Certainement, j’étais sûr de ce garçon si dévoué. D’ordinaire,
je ne lui demandais jamais s’il lui convenait ou non de me suivre
dans mes voyages, mais cette fois, il s’agissait d’une expédition
qui pouvait indéfiniment se prolonger, d’une entreprise hasardeuse,
à la poursuite d’un animal capable de couler une frégate comme une
coque de noix ! Il y avait là matière à réflexion, même pour
l’homme le plus impassible du monde ! Qu’allait dire
Conseil ?
« Conseil ! » criai-je une troisième fois.
Conseil parut.
« Monsieur m’appelle ? dit-il en entrant.
— Oui, mon garçon. Prépare-moi, prépare-toi. Nous partons dans
deux heures.
— Comme il plaira à monsieur, répondit tranquillement
Conseil.
— Pas un instant à perdre. Serre dans ma malle tous mes
ustensiles de voyage, des habits, des chemises, des chaussettes,
sans compter, mais le plus que tu pourras, et hâte-toi !
— Et les collections de monsieur ? fit observer
Conseil.
— On s’en occupera plus tard.
— Quoi ! les archiotherium, les hyracotherium, les
oréodons, les chéropotamus et autres carcasses de
monsieur ?
— On les gardera à l’hôtel.
— Et le babiroussa vivant de monsieur ?
— On le nourrira pendant notre absence. D’ailleurs, je donnerai
l’ordre de nous expédier en France notre ménagerie.

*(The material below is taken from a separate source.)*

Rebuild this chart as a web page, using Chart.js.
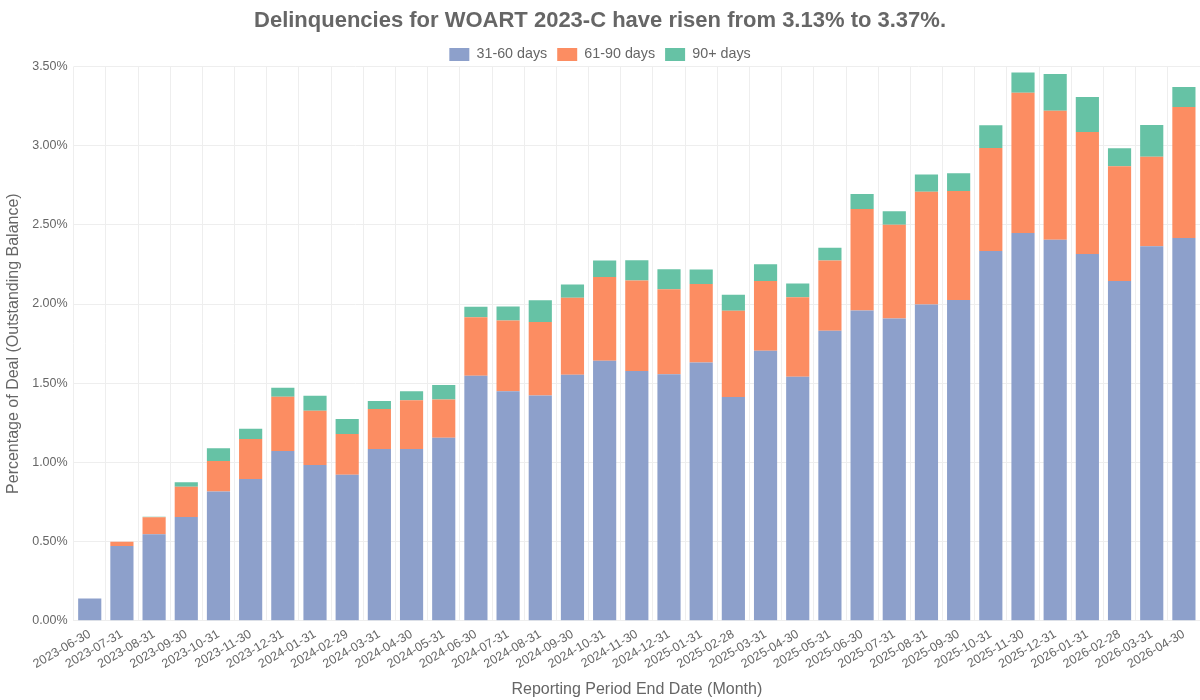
<!DOCTYPE html>
<html>
<head>
<meta charset="utf-8">
<script src="https://cdn.jsdelivr.net/npm/chart.js@4/dist/chart.umd.min.js"></script>
<style>
  html, body { margin: 0; padding: 0; background: #fff; }
  #wrap { width: 1200px; height: 700px; }
</style>
</head>
<body>
<div id="wrap"><canvas id="chart"></canvas></div>
<script>
// reporting periods
const periods = [
  "2023-06-30", "2023-07-31", "2023-08-31", "2023-09-30", "2023-10-31", "2023-11-30",
  "2023-12-31", "2024-01-31", "2024-02-29", "2024-03-31", "2024-04-30", "2024-05-31",
  "2024-06-30", "2024-07-31", "2024-08-31", "2024-09-30", "2024-10-31", "2024-11-30",
  "2024-12-31", "2025-01-31", "2025-02-28", "2025-03-31", "2025-04-30", "2025-05-31",
  "2025-06-30", "2025-07-31", "2025-08-31", "2025-09-30", "2025-10-31", "2025-11-30",
  "2025-12-31", "2026-01-31", "2026-02-28", "2026-03-31", "2026-04-30"
];

// percent of outstanding balance
const days31to60 = [
  0.141, 0.473, 0.547, 0.656, 0.816, 0.895, 1.072, 0.984, 0.923, 1.085, 1.085, 1.156,
  1.547, 1.449, 1.423, 1.553, 1.642, 1.577, 1.556, 1.631, 1.413, 1.705, 1.541, 1.831,
  1.959, 1.909, 1.997, 2.026, 2.335, 2.449, 2.405, 2.316, 2.146, 2.365, 2.417
];
const days61to90 = [
  0.000, 0.027, 0.107, 0.191, 0.193, 0.253, 0.343, 0.342, 0.256, 0.252, 0.307, 0.242,
  0.370, 0.447, 0.463, 0.486, 0.529, 0.572, 0.538, 0.496, 0.544, 0.441, 0.502, 0.444,
  0.641, 0.592, 0.711, 0.688, 0.650, 0.885, 0.815, 0.770, 0.723, 0.565, 0.826
];
const days90plus = [
  0.000, 0.000, 0.003, 0.028, 0.080, 0.065, 0.056, 0.095, 0.095, 0.050, 0.058, 0.090,
  0.065, 0.088, 0.138, 0.084, 0.104, 0.128, 0.126, 0.091, 0.101, 0.105, 0.086, 0.080,
  0.095, 0.085, 0.109, 0.111, 0.143, 0.128, 0.232, 0.221, 0.114, 0.200, 0.127
];

const yTicks = [0, 0.5, 1, 1.5, 2, 2.5, 3, 3.5];

const fontFamily = "'Liberation Sans', Arial, sans-serif";
const textColor = "#666";

new Chart(document.getElementById("chart"), {
  type: "bar",
  data: {
    labels: periods,
    datasets: [
      { label: "31-60 days", data: days31to60, backgroundColor: "#8da0cb" },
      { label: "61-90 days", data: days61to90, backgroundColor: "#fc8d62" },
      { label: "90+ days", data: days90plus, backgroundColor: "#66c2a5" }
    ]
  },
  options: {
    responsive: true,
    maintainAspectRatio: false,
    animation: false,
    layout: { padding: { top: 6, right: 0, left: 0, bottom: 1 } },
    plugins: {
      title: {
        display: true,
        text: "Delinquencies for WOART 2023-C have risen from 3.13% to 3.37%.",
        color: textColor,
        font: { family: fontFamily, size: 22, weight: "bold" },
        padding: { top: 2, bottom: 3 }
      },
      legend: {
        position: "top",
        maxHeight: 29,
        labels: {
          color: textColor,
          font: { family: fontFamily, size: 14.3 },
          boxWidth: 20,
          boxHeight: 13,
          padding: 10
        }
      },
      tooltip: { enabled: false }
    },
    scales: {
      x: {
        stacked: true,
        grid: { color: "#eeeeee", drawTicks: false },
        border: { display: false },
        ticks: {
          color: textColor,
          font: { family: fontFamily, size: 12.5 },
          minRotation: 30,
          maxRotation: 30,
          autoSkip: false,
          padding: 6
        },
        title: {
          display: true,
          text: "Reporting Period End Date (Month)",
          color: textColor,
          font: { family: fontFamily, size: 16 },
          padding: { top: 2, bottom: 0 }
        }
      },
      y: {
        stacked: true,
        min: 0,
        max: 3.5,
        afterBuildTicks: (axis) => { axis.ticks = yTicks.map(v => ({ value: v })); },
        grid: { color: "#eeeeee", drawTicks: false },
        border: { display: false },
        ticks: {
          color: textColor,
          font: { family: fontFamily, size: 12.5 },
          padding: 6,
          callback: (v) => v.toFixed(2) + "%"
        },
        title: {
          display: true,
          text: "Percentage of Deal (Outstanding Balance)",
          color: textColor,
          font: { family: fontFamily, size: 16 },
          padding: { top: 4, bottom: 3 }
        }
      }
    }
  }
});
</script>
</body>
</html>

— Nous ne retournons donc pas à Paris ? demanda
Conseil.
— Si… certainement… répondis-je évasivement, mais en faisant un
crochet.
— Le crochet qui plaira à monsieur.
— Oh ! ce sera peu de chose ! Un chemin un peu moins
direct, voilà tout. Nous prenons passage sur
l’Abraham-Lincoln…
— Comme il conviendra à monsieur, répondit paisiblement
Conseil.
— Tu sais, mon ami, il s’agit du monstre… du fameux narwal… Nous
allons en purger les mers ! … L’auteur d’un ouvrage
in-quarto en deux volumes sur les Mystères des grands fonds
sous-marins ne peut se dispenser de s’embarquer avec le
commandant Farragut. Mission glorieuse, mais… dangereuse
aussi ! On ne sait pas où l’on va ! Ces bêtes-là peuvent
être très capricieuses ! Mais nous irons quand même !
Nous avons un commandant qui n’a pas froid aux
yeux ! …
— Comme fera monsieur, je ferai, répondit Conseil.
— Et songes-y bien ! car je ne veux rien te cacher. C’est
là un de ces voyages dont on ne revient pas toujours !
— Comme il plaira à monsieur. »
Un quart d’heure après, nos malles étaient prêtes.